# Instructions for the task
Scan the entries below for the word "with". Copy each line that has it.

# Rows
◆ ◆ ◆ ◆ ◆ ◆ ◆
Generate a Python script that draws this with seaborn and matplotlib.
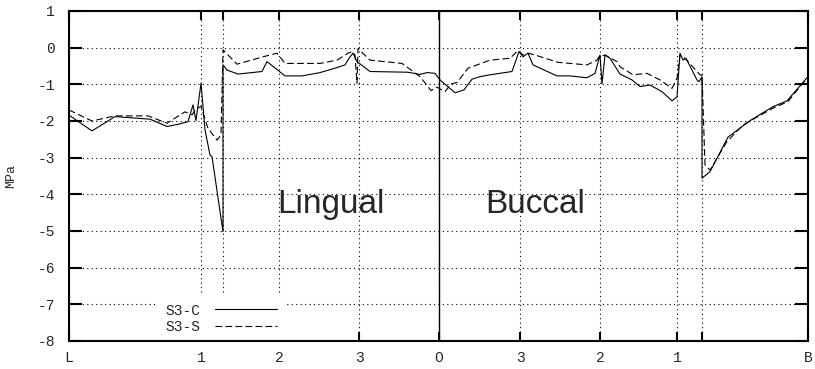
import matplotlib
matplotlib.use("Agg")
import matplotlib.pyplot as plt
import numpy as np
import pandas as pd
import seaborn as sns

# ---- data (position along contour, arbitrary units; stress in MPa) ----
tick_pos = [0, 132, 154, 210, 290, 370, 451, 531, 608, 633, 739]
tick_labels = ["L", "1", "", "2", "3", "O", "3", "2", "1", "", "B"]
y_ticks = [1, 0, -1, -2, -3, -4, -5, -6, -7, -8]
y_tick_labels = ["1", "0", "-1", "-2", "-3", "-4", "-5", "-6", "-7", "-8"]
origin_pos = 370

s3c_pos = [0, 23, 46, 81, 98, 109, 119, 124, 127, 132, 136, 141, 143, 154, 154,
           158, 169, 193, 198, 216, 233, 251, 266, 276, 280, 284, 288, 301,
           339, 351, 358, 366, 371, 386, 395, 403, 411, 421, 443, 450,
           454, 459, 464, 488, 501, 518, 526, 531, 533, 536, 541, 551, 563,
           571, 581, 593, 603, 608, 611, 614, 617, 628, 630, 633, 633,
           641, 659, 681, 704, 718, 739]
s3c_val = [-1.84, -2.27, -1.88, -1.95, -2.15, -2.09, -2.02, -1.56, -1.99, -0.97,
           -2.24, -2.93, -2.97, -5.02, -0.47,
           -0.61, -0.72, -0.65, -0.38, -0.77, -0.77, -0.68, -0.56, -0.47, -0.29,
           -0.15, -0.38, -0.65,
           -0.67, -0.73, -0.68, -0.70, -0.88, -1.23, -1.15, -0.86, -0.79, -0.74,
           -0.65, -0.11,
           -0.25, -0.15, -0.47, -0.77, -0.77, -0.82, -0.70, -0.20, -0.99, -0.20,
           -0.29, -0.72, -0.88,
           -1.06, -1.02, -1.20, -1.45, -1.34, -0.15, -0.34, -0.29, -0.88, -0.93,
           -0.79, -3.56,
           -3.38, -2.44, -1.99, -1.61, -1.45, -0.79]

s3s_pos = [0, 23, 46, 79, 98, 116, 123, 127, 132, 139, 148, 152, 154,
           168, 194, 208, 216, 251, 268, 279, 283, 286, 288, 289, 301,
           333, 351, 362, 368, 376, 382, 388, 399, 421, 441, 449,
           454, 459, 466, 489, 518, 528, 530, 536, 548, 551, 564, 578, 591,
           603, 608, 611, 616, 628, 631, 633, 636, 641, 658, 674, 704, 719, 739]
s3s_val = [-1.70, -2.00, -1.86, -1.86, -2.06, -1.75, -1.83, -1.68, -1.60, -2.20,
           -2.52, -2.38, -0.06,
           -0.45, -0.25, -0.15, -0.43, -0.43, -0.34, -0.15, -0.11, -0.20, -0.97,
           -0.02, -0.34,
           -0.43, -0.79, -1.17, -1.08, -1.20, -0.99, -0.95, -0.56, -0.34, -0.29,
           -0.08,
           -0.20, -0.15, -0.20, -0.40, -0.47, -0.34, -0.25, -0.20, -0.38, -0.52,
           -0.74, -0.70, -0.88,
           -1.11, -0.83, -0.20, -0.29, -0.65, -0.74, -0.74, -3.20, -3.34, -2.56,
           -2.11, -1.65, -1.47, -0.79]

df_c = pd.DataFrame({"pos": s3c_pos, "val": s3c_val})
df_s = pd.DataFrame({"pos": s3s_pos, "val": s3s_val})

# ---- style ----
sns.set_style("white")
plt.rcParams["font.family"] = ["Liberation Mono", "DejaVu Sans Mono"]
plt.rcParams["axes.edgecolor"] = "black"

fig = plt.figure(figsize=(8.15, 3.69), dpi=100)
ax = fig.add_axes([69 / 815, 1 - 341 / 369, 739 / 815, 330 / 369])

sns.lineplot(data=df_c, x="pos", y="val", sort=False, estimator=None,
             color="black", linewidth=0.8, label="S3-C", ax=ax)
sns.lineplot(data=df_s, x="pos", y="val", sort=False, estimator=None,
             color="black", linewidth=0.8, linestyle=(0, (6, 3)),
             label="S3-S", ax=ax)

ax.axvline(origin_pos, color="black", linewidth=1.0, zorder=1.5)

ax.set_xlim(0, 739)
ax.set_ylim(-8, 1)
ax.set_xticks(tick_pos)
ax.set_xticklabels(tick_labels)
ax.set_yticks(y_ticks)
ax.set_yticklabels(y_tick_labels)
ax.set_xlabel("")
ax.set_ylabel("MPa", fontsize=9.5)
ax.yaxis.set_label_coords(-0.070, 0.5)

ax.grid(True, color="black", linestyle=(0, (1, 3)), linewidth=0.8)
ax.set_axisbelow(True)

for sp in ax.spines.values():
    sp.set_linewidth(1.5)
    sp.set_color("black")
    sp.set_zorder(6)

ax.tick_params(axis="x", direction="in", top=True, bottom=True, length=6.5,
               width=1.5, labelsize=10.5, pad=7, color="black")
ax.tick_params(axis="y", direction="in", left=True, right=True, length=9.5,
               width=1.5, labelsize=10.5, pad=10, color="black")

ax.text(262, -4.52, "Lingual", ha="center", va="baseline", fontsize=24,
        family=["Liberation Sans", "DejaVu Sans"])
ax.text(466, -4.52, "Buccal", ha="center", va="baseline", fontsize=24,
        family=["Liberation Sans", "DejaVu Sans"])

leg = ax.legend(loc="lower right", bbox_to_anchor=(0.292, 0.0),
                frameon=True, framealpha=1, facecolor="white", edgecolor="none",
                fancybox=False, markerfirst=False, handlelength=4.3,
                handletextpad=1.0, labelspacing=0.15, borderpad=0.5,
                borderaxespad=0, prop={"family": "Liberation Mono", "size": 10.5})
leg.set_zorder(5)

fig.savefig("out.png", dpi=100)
◆ ◆ ◆ ◆ ◆ ◆ ◆
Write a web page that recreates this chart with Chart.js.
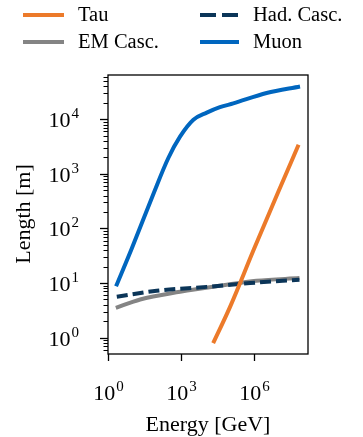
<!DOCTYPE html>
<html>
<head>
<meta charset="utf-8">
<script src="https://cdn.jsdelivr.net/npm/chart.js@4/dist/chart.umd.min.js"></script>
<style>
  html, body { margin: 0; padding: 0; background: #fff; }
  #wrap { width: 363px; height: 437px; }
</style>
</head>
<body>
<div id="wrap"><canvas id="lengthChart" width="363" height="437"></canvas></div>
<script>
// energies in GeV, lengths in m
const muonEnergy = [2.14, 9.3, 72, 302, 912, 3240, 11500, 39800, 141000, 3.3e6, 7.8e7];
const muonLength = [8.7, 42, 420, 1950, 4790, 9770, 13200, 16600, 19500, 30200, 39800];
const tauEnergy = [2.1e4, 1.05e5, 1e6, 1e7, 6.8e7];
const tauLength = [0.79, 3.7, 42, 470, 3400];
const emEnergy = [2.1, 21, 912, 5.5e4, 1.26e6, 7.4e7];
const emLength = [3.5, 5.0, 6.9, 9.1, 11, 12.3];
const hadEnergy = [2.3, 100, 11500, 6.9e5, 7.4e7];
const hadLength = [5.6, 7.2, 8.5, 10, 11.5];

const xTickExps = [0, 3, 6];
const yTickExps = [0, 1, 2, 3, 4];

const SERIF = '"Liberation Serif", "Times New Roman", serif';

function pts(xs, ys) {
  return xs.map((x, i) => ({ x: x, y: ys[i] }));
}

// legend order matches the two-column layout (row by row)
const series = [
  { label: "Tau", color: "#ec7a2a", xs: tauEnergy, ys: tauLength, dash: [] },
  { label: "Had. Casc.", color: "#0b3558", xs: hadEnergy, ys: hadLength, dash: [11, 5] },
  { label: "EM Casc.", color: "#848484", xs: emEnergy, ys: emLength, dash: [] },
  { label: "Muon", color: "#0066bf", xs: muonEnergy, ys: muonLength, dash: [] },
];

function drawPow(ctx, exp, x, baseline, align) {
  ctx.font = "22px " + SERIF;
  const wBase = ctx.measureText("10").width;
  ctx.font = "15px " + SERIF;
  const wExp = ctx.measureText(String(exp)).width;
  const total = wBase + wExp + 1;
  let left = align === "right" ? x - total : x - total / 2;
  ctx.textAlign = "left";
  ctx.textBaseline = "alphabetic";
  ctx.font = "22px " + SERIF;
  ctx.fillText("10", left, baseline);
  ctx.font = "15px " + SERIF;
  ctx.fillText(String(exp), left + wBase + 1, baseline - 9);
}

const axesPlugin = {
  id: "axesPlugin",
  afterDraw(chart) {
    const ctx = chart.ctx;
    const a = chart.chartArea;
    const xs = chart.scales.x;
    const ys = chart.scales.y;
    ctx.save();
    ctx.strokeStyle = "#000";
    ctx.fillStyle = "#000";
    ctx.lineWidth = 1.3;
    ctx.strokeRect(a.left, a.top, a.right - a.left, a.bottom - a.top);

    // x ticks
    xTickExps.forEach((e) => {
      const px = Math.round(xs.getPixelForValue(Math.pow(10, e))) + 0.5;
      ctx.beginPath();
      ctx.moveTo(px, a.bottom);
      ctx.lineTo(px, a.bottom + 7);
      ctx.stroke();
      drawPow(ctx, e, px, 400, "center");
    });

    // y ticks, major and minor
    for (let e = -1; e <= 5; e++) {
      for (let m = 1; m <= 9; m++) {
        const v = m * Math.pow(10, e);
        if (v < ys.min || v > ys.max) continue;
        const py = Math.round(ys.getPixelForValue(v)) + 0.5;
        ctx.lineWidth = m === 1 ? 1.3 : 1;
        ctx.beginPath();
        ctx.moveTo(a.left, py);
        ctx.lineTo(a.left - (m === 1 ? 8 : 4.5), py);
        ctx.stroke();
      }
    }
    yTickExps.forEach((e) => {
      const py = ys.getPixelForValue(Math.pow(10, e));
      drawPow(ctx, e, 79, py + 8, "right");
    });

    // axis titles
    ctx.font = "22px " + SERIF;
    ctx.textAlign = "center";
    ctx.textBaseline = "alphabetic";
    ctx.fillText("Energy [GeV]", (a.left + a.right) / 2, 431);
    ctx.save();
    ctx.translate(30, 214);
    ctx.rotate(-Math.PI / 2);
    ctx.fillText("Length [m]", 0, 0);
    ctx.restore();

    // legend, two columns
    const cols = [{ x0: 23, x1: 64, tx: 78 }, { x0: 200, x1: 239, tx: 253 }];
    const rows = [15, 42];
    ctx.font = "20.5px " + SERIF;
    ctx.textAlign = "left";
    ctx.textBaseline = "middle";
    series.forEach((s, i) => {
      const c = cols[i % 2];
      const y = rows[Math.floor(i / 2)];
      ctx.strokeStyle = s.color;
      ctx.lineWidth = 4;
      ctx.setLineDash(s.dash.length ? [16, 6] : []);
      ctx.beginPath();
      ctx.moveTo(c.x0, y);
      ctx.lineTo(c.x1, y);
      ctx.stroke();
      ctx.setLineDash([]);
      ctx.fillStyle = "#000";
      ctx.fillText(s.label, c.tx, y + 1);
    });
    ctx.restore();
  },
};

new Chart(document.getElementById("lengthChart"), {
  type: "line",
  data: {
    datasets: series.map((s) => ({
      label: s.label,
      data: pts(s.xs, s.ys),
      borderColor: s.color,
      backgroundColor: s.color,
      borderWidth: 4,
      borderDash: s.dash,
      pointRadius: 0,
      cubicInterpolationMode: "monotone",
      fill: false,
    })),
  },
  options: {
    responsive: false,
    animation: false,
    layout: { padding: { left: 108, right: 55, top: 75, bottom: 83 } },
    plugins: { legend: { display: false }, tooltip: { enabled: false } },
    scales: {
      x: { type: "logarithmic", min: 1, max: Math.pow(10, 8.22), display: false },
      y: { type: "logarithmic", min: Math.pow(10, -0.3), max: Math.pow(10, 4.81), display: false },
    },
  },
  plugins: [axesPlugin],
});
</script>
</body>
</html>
◆ ◆ ◆ ◆ ◆ ◆ ◆
# Problem solution
Generate a Python script that draws this with seaborn and matplotlib.
Write a web page that recreates this chart with Chart.js.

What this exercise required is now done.